--- start of Provided data ---

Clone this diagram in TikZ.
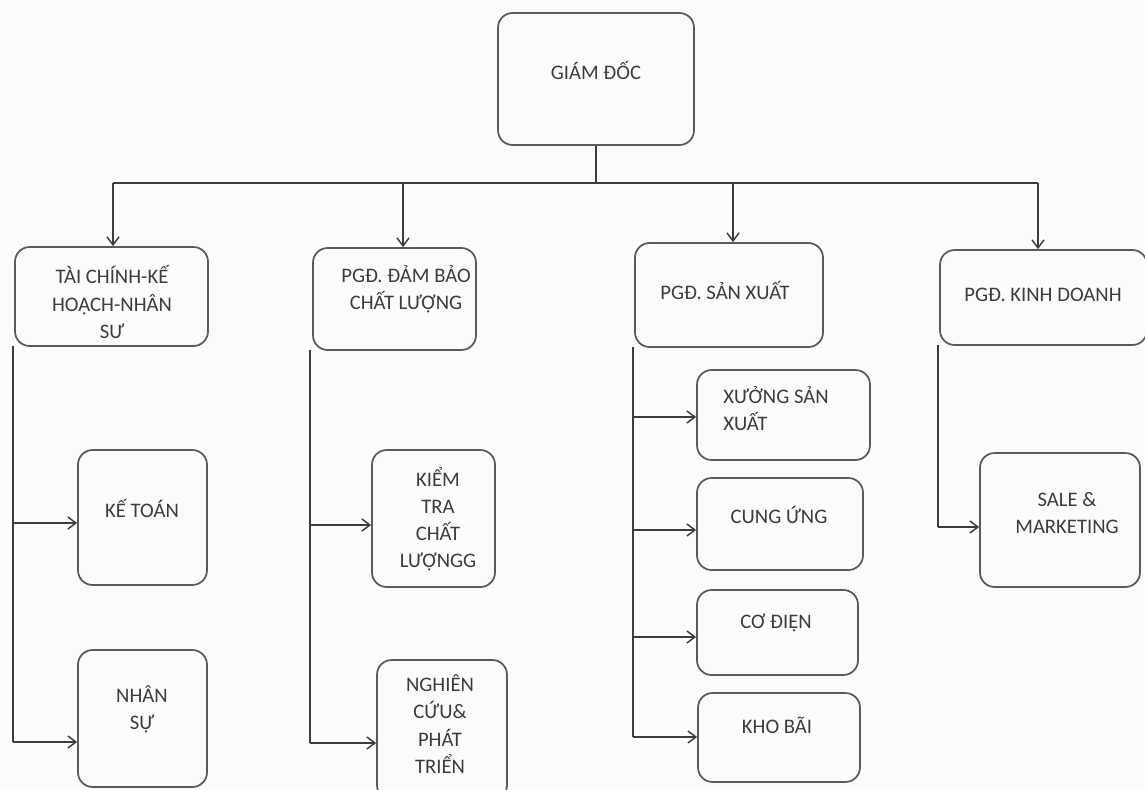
\documentclass[tikz,border=0pt]{standalone}
\usepackage{fontspec}
\setmainfont{Carlito}
\usetikzlibrary{arrows.meta,fit}
\definecolor{ink}{HTML}{3C3C3C}
\definecolor{edge}{HTML}{5A5A5A}
\definecolor{paper}{HTML}{FBFBFA}
\begin{document}
\begin{tikzpicture}[x=0.75pt,y=-0.75pt,
  box/.style={draw=edge,line width=1.3pt,rounded corners=11pt,inner sep=0pt},
  txt/.style={text=ink,font=\fontsize{15.5}{20.3}\selectfont,align=center,inner sep=0pt},
  ln/.style={draw=ink,line width=1.1pt},
  arr/.style={ln,-{Straight Barb[length=6pt,width=9pt,line width=1.1pt]}}]
\fill[paper] (0,0) rectangle (1145,789);
\clip (0,0) rectangle (1145,789);
\useasboundingbox (0,0) rectangle (1145,789);
% boxes
\node[box,fit={(498,13) (694,145)}] (gd) {};
\node[box,fit={(15,247) (208,346)}] (tc) {};
\node[box,fit={(313,248) (476,350)}] (db) {};
\node[box,fit={(635,243) (823,347)}] (sx) {};
\node[box,fit={(940,250) (1147,345)}] (kd) {};
\node[box,fit={(78,450) (207,585)}] (kt) {};
\node[box,fit={(78,650) (207,787)}] (ns) {};
\node[box,fit={(372,450) (495,587)}] (ktcl) {};
\node[box,fit={(377,660) (507,800)}] (nc) {};
\node[box,fit={(697,370) (870,460)}] (xs) {};
\node[box,fit={(697,478) (863,570)}] (cu) {};
\node[box,fit={(697,590) (858,675)}] (cd) {};
\node[box,fit={(698,693) (860,782)}] (kb) {};
\node[box,fit={(980,453) (1140,587)}] (sale) {};
% texts
\node[txt] (gdt) at (596,70) {GIÁM ĐỐC};
\node[txt] (tct) at (112,302) {TÀI CHÍNH-KẾ\\HOẠCH-NHÂN\\SƯ};
\node[txt] (dbt) at (406,289) {PGĐ. ĐẢM BẢO\\CHẤT LƯỢNG};
\node[txt] (sxt) at (725,290) {PGĐ. SẢN XUẤT};
\node[txt] (kdt) at (1043,295) {PGĐ. KINH DOANH};
\node[txt] (ktt) at (142,508) {KẾ TOÁN};
\node[txt] (nst) at (142,709) {NHÂN\\SỰ};
\node[txt] (ktclt) at (438,519) {KIỂM\\TRA\\CHẤT\\LƯỢNGG};
\node[txt] (nct) at (440,724) {NGHIÊN\\CỨU\&\\PHÁT\\TRIỂN};
\node[txt,align=left] (xst) at (776,409) {XƯỞNG SẢN\\XUẤT};
\node[txt] (cut) at (779,515) {CUNG ỨNG};
\node[txt] (cdt) at (776,623) {CƠ ĐIỆN};
\node[txt] (kbt) at (777,725) {KHO BÃI};
\node[txt] (salet) at (1067,513) {SALE \&\\MARKETING};
% bus
\coordinate (stem) at (gd.south);
\coordinate (b1) at (113,183);
\coordinate (b2) at (403,183);
\coordinate (b3) at (733,183);
\coordinate (b4) at (1038,183);
\draw[ln] (stem) -- (stem |- b1);
\draw[ln] (b1) -- (b4);
\draw[arr] (b1) -- (b1 |- tc.north);
\draw[arr] (b2) -- (b2 |- db.north);
\draw[arr] (b3) -- (b3 |- sx.north);
\draw[arr] (b4) -- (b4 |- kd.north);
% column 1
\coordinate (c1t) at (13,346);
\coordinate (c1a) at (13,523);
\coordinate (c1b) at (13,742);
\draw[ln] (c1t) -- (c1b);
\draw[arr] (c1a) -- (c1a -| kt.west);
\draw[arr] (c1b) -- (c1b -| ns.west);
% column 2
\coordinate (c2t) at (310,350);
\coordinate (c2a) at (310,525);
\coordinate (c2b) at (310,743);
\draw[ln] (c2t) -- (c2b);
\draw[arr] (c2a) -- (c2a -| ktcl.west);
\draw[arr] (c2b) -- (c2b -| nc.west);
% column 3
\coordinate (c3t) at (633,347);
\coordinate (c3a) at (633,417);
\coordinate (c3b) at (633,530);
\coordinate (c3c) at (633,637);
\coordinate (c3d) at (633,737);
\draw[ln] (c3t) -- (c3d);
\draw[arr] (c3a) -- (c3a -| xs.west);
\draw[arr] (c3b) -- (c3b -| cu.west);
\draw[arr] (c3c) -- (c3c -| cd.west);
\draw[arr] (c3d) -- (c3d -| kb.west);
% column 4
\coordinate (c4t) at (938,345);
\coordinate (c4a) at (938,527);
\draw[ln] (c4t) -- (c4a);
\draw[arr] (c4a) -- (c4a -| sale.west);
\end{tikzpicture}
\end{document}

--- end of Provided data ---

> **Request**:
Transcribe the listing above verbatim. Omit the pictures.

> **Result**:
Clone this diagram in TikZ.
\documentclass[tikz,border=0pt]{standalone}
\usepackage{fontspec}
\setmainfont{Carlito}
\usetikzlibrary{arrows.meta,fit}
\definecolor{ink}{HTML}{3C3C3C}
\definecolor{edge}{HTML}{5A5A5A}
\definecolor{paper}{HTML}{FBFBFA}
\begin{document}
\begin{tikzpicture}[x=0.75pt,y=-0.75pt,
  box/.style={draw=edge,line width=1.3pt,rounded corners=11pt,inner sep=0pt},
  txt/.style={text=ink,font=\fontsize{15.5}{20.3}\selectfont,align=center,inner sep=0pt},
  ln/.style={draw=ink,line width=1.1pt},
  arr/.style={ln,-{Straight Barb[length=6pt,width=9pt,line width=1.1pt]}}]
\fill[paper] (0,0) rectangle (1145,789);
\clip (0,0) rectangle (1145,789);
\useasboundingbox (0,0) rectangle (1145,789);
% boxes
\node[box,fit={(498,13) (694,145)}] (gd) {};
\node[box,fit={(15,247) (208,346)}] (tc) {};
\node[box,fit={(313,248) (476,350)}] (db) {};
\node[box,fit={(635,243) (823,347)}] (sx) {};
\node[box,fit={(940,250) (1147,345)}] (kd) {};
\node[box,fit={(78,450) (207,585)}] (kt) {};
\node[box,fit={(78,650) (207,787)}] (ns) {};
\node[box,fit={(372,450) (495,587)}] (ktcl) {};
\node[box,fit={(377,660) (507,800)}] (nc) {};
\node[box,fit={(697,370) (870,460)}] (xs) {};
\node[box,fit={(697,478) (863,570)}] (cu) {};
\node[box,fit={(697,590) (858,675)}] (cd) {};
\node[box,fit={(698,693) (860,782)}] (kb) {};
\node[box,fit={(980,453) (1140,587)}] (sale) {};
% texts
\node[txt] (gdt) at (596,70) {GIÁM ĐỐC};
\node[txt] (tct) at (112,302) {TÀI CHÍNH-KẾ\\HOẠCH-NHÂN\\SƯ};
\node[txt] (dbt) at (406,289) {PGĐ. ĐẢM BẢO\\CHẤT LƯỢNG};
\node[txt] (sxt) at (725,290) {PGĐ. SẢN XUẤT};
\node[txt] (kdt) at (1043,295) {PGĐ. KINH DOANH};
\node[txt] (ktt) at (142,508) {KẾ TOÁN};
\node[txt] (nst) at (142,709) {NHÂN\\SỰ};
\node[txt] (ktclt) at (438,519) {KIỂM\\TRA\\CHẤT\\LƯỢNGG};
\node[txt] (nct) at (440,724) {NGHIÊN\\CỨU\&\\PHÁT\\TRIỂN};
\node[txt,align=left] (xst) at (776,409) {XƯỞNG SẢN\\XUẤT};
\node[txt] (cut) at (779,515) {CUNG ỨNG};
\node[txt] (cdt) at (776,623) {CƠ ĐIỆN};
\node[txt] (kbt) at (777,725) {KHO BÃI};
\node[txt] (salet) at (1067,513) {SALE \&\\MARKETING};
% bus
\coordinate (stem) at (gd.south);
\coordinate (b1) at (113,183);
\coordinate (b2) at (403,183);
\coordinate (b3) at (733,183);
\coordinate (b4) at (1038,183);
\draw[ln] (stem) -- (stem |- b1);
\draw[ln] (b1) -- (b4);
\draw[arr] (b1) -- (b1 |- tc.north);
\draw[arr] (b2) -- (b2 |- db.north);
\draw[arr] (b3) -- (b3 |- sx.north);
\draw[arr] (b4) -- (b4 |- kd.north);
% column 1
\coordinate (c1t) at (13,346);
\coordinate (c1a) at (13,523);
\coordinate (c1b) at (13,742);
\draw[ln] (c1t) -- (c1b);
\draw[arr] (c1a) -- (c1a -| kt.west);
\draw[arr] (c1b) -- (c1b -| ns.west);
% column 2
\coordinate (c2t) at (310,350);
\coordinate (c2a) at (310,525);
\coordinate (c2b) at (310,743);
\draw[ln] (c2t) -- (c2b);
\draw[arr] (c2a) -- (c2a -| ktcl.west);
\draw[arr] (c2b) -- (c2b -| nc.west);
% column 3
\coordinate (c3t) at (633,347);
\coordinate (c3a) at (633,417);
\coordinate (c3b) at (633,530);
\coordinate (c3c) at (633,637);
\coordinate (c3d) at (633,737);
\draw[ln] (c3t) -- (c3d);
\draw[arr] (c3a) -- (c3a -| xs.west);
\draw[arr] (c3b) -- (c3b -| cu.west);
\draw[arr] (c3c) -- (c3c -| cd.west);
\draw[arr] (c3d) -- (c3d -| kb.west);
% column 4
\coordinate (c4t) at (938,345);
\coordinate (c4a) at (938,527);
\draw[ln] (c4t) -- (c4a);
\draw[arr] (c4a) -- (c4a -| sale.west);
\end{tikzpicture}
\end{document}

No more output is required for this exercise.